Wichtig ist jetzt ein klarer strategischer Imperativ: Der Blick zurück reicht nicht mehr. Wer seine Allokation weiterhin auf Basis historischer Durchschnittsrenditen, Zinszyklen oder 5-Jahres-Korrelationen vornimmt, wird verlieren. Es geht nicht mehr um Vergangenheit, sondern um Anpassungsfähigkeit. Die Fähigkeit, dynamisch zu denken, flexibel zu agieren und politische wie wirtschaftliche Impulse in Echtzeit zu interpretieren, wird zur Überlebensfrage für Investoren – institutionell wie privat.

Diversifikation allein reicht nicht mehr

Diversifikation bleibt ein zentrales Prinzip – keine Frage. Aber sie muss klüger, geopolitischer, sektoraler werden. Wer heute noch "klassisch" diversifiziert ist – ein bisschen Tech, ein bisschen Konsum, ein bisschen Asien – übersieht die tektonischen Verschiebungen. Die Welt ist nicht mehr multipolar – sie ist polykrisisch. Und genau das erfordert neue Strategien: strategisches Rebalancing, antizyklisches Denken, risikoadjustiertes Investieren unter politischen Vorzeichen.

Wer Kapital lenken will, muss Macht lesen können

Die Märkte sind nicht überfordert – aber sie stehen unter Druck. Unter dem Druck, umzudenken. Unter dem Druck, alte Modelle zu hinterfragen. Und unter dem Druck, Politik nicht mehr als Nebengeräusch, sondern als Hauptakteur der ökonomischen Bühne zu begreifen.
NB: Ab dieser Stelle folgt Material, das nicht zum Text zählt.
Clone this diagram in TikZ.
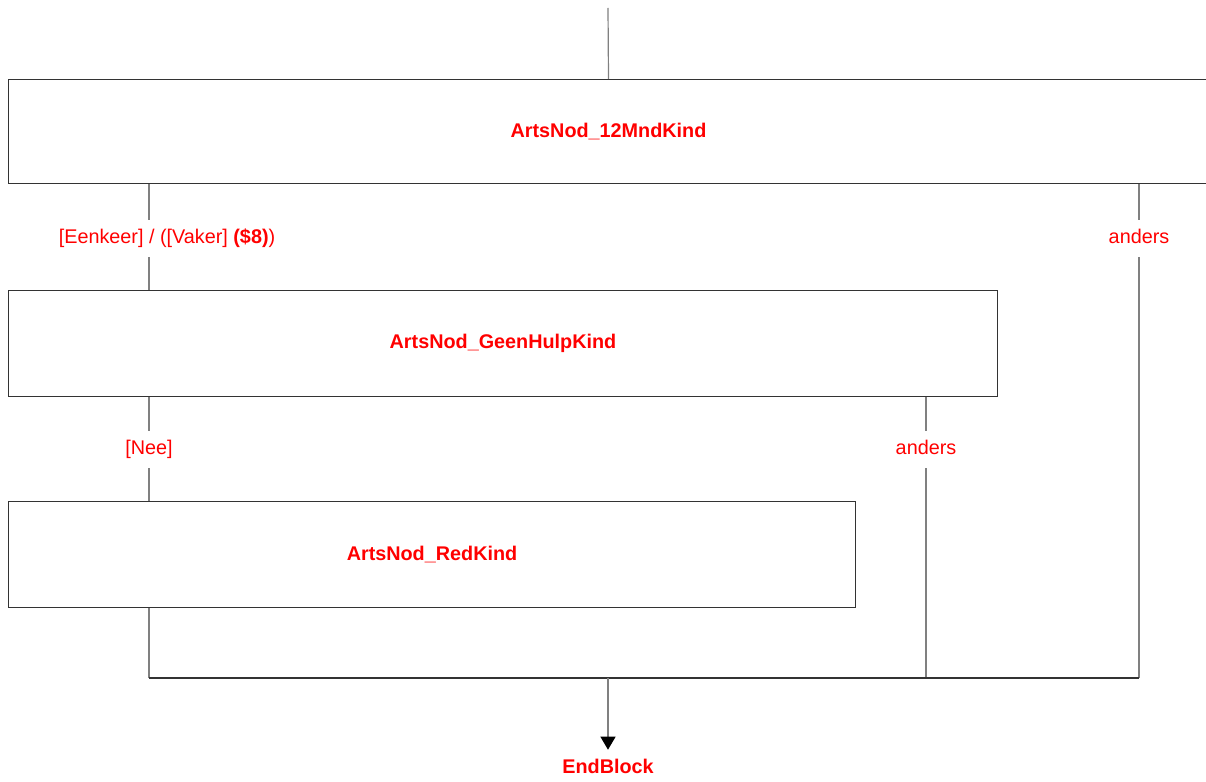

Wer Kapital lenkt, muss künftig auch Macht analysieren können – und zwar nicht nur geldpolitische Macht, sondern geopolitische, regulatorische, gesellschaftliche. Wer das schafft, wird nicht nur bestehen – er wird profitieren.

Denn dort, wo andere Unsicherheit sehen, liegt für kluge Anleger das größte Alpha.